## DATA SHOWN:
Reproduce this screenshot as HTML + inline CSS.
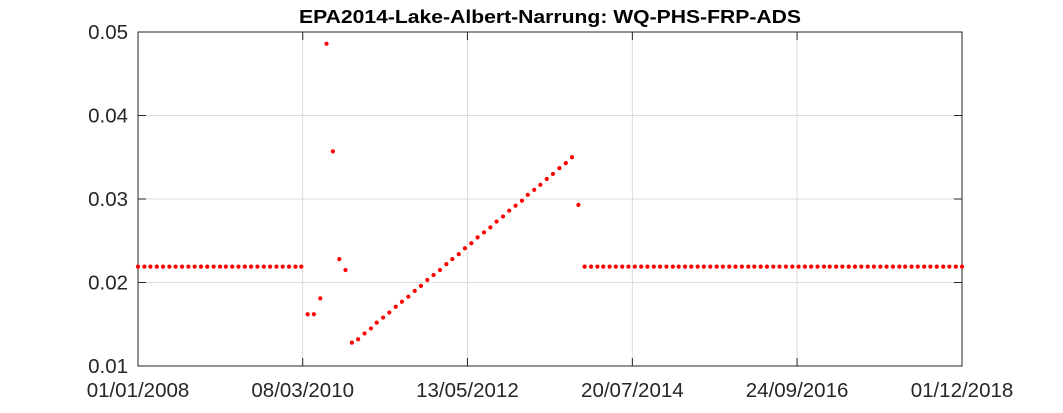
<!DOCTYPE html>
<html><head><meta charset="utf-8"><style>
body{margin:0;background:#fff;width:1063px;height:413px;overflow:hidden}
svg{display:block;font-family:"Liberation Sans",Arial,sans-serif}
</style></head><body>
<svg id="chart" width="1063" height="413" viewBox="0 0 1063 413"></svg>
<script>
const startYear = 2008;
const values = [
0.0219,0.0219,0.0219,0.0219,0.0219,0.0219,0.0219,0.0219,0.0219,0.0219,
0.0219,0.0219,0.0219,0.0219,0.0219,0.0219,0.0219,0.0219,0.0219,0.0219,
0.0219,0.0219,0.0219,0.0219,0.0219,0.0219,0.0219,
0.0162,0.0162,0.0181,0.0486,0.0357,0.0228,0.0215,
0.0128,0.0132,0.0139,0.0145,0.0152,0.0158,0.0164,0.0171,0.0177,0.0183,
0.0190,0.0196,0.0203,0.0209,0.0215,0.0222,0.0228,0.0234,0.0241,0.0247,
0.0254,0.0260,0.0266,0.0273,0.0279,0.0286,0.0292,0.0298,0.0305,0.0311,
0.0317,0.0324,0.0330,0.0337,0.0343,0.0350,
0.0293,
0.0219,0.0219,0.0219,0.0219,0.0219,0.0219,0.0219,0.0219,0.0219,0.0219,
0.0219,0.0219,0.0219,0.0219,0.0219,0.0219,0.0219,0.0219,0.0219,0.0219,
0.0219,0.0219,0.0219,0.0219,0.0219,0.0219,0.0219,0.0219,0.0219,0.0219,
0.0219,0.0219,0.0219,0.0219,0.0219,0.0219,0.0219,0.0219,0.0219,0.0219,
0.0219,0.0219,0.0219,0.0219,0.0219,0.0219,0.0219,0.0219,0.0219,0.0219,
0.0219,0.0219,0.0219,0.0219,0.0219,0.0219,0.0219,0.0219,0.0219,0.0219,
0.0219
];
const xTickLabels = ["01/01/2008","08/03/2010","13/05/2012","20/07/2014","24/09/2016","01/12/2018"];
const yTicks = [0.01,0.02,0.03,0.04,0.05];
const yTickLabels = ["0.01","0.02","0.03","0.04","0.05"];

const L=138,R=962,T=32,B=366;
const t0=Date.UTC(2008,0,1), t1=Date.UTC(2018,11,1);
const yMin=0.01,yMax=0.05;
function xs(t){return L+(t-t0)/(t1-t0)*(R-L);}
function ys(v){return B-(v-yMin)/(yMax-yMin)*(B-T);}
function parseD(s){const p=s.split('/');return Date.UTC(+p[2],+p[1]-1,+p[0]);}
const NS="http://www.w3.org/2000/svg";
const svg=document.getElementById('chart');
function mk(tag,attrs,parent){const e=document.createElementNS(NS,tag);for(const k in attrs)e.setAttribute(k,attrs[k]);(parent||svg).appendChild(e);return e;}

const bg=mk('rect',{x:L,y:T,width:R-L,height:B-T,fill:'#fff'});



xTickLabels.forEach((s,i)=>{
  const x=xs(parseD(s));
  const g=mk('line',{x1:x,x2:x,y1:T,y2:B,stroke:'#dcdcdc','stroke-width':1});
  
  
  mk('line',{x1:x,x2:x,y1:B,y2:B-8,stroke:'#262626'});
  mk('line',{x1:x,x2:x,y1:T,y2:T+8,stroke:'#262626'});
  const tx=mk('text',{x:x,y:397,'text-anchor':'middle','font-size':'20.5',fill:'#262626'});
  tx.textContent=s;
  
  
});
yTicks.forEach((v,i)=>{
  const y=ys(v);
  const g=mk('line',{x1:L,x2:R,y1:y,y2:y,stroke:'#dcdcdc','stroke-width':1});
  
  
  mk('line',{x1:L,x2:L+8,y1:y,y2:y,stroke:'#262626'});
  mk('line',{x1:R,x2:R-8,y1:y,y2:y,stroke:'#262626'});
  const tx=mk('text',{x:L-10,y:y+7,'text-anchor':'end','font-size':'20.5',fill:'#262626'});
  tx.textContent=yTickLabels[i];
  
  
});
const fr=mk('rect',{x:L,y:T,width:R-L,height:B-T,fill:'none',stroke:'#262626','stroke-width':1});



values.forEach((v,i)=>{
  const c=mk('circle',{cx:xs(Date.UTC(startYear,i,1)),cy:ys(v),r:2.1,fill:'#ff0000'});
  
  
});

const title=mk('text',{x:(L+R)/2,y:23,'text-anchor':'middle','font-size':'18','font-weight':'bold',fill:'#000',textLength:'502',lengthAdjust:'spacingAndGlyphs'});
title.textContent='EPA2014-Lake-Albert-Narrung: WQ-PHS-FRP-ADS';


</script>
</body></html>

## WORK REQUIRED:
Reproduce every line of the material precisely, omitting its pictures.

## TASK RESULT:
Reproduce this screenshot as HTML + inline CSS.
<!DOCTYPE html>
<html><head><meta charset="utf-8"><style>
body{margin:0;background:#fff;width:1063px;height:413px;overflow:hidden}
svg{display:block;font-family:"Liberation Sans",Arial,sans-serif}
</style></head><body>
<svg id="chart" width="1063" height="413" viewBox="0 0 1063 413"></svg>
<script>
const startYear = 2008;
const values = [
0.0219,0.0219,0.0219,0.0219,0.0219,0.0219,0.0219,0.0219,0.0219,0.0219,
0.0219,0.0219,0.0219,0.0219,0.0219,0.0219,0.0219,0.0219,0.0219,0.0219,
0.0219,0.0219,0.0219,0.0219,0.0219,0.0219,0.0219,
0.0162,0.0162,0.0181,0.0486,0.0357,0.0228,0.0215,
0.0128,0.0132,0.0139,0.0145,0.0152,0.0158,0.0164,0.0171,0.0177,0.0183,
0.0190,0.0196,0.0203,0.0209,0.0215,0.0222,0.0228,0.0234,0.0241,0.0247,
0.0254,0.0260,0.0266,0.0273,0.0279,0.0286,0.0292,0.0298,0.0305,0.0311,
0.0317,0.0324,0.0330,0.0337,0.0343,0.0350,
0.0293,
0.0219,0.0219,0.0219,0.0219,0.0219,0.0219,0.0219,0.0219,0.0219,0.0219,
0.0219,0.0219,0.0219,0.0219,0.0219,0.0219,0.0219,0.0219,0.0219,0.0219,
0.0219,0.0219,0.0219,0.0219,0.0219,0.0219,0.0219,0.0219,0.0219,0.0219,
0.0219,0.0219,0.0219,0.0219,0.0219,0.0219,0.0219,0.0219,0.0219,0.0219,
0.0219,0.0219,0.0219,0.0219,0.0219,0.0219,0.0219,0.0219,0.0219,0.0219,
0.0219,0.0219,0.0219,0.0219,0.0219,0.0219,0.0219,0.0219,0.0219,0.0219,
0.0219
];
const xTickLabels = ["01/01/2008","08/03/2010","13/05/2012","20/07/2014","24/09/2016","01/12/2018"];
const yTicks = [0.01,0.02,0.03,0.04,0.05];
const yTickLabels = ["0.01","0.02","0.03","0.04","0.05"];

const L=138,R=962,T=32,B=366;
const t0=Date.UTC(2008,0,1), t1=Date.UTC(2018,11,1);
const yMin=0.01,yMax=0.05;
function xs(t){return L+(t-t0)/(t1-t0)*(R-L);}
function ys(v){return B-(v-yMin)/(yMax-yMin)*(B-T);}
function parseD(s){const p=s.split('/');return Date.UTC(+p[2],+p[1]-1,+p[0]);}
const NS="http://www.w3.org/2000/svg";
const svg=document.getElementById('chart');
function mk(tag,attrs,parent){const e=document.createElementNS(NS,tag);for(const k in attrs)e.setAttribute(k,attrs[k]);(parent||svg).appendChild(e);return e;}

const bg=mk('rect',{x:L,y:T,width:R-L,height:B-T,fill:'#fff'});



xTickLabels.forEach((s,i)=>{
  const x=xs(parseD(s));
  const g=mk('line',{x1:x,x2:x,y1:T,y2:B,stroke:'#dcdcdc','stroke-width':1});
  
  
  mk('line',{x1:x,x2:x,y1:B,y2:B-8,stroke:'#262626'});
  mk('line',{x1:x,x2:x,y1:T,y2:T+8,stroke:'#262626'});
  const tx=mk('text',{x:x,y:397,'text-anchor':'middle','font-size':'20.5',fill:'#262626'});
  tx.textContent=s;
  
  
});
yTicks.forEach((v,i)=>{
  const y=ys(v);
  const g=mk('line',{x1:L,x2:R,y1:y,y2:y,stroke:'#dcdcdc','stroke-width':1});
  
  
  mk('line',{x1:L,x2:L+8,y1:y,y2:y,stroke:'#262626'});
  mk('line',{x1:R,x2:R-8,y1:y,y2:y,stroke:'#262626'});
  const tx=mk('text',{x:L-10,y:y+7,'text-anchor':'end','font-size':'20.5',fill:'#262626'});
  tx.textContent=yTickLabels[i];
  
  
});
const fr=mk('rect',{x:L,y:T,width:R-L,height:B-T,fill:'none',stroke:'#262626','stroke-width':1});



values.forEach((v,i)=>{
  const c=mk('circle',{cx:xs(Date.UTC(startYear,i,1)),cy:ys(v),r:2.1,fill:'#ff0000'});
  
  
});

const title=mk('text',{x:(L+R)/2,y:23,'text-anchor':'middle','font-size':'18','font-weight':'bold',fill:'#000',textLength:'502',lengthAdjust:'spacingAndGlyphs'});
title.textContent='EPA2014-Lake-Albert-Narrung: WQ-PHS-FRP-ADS';


</script>
</body></html>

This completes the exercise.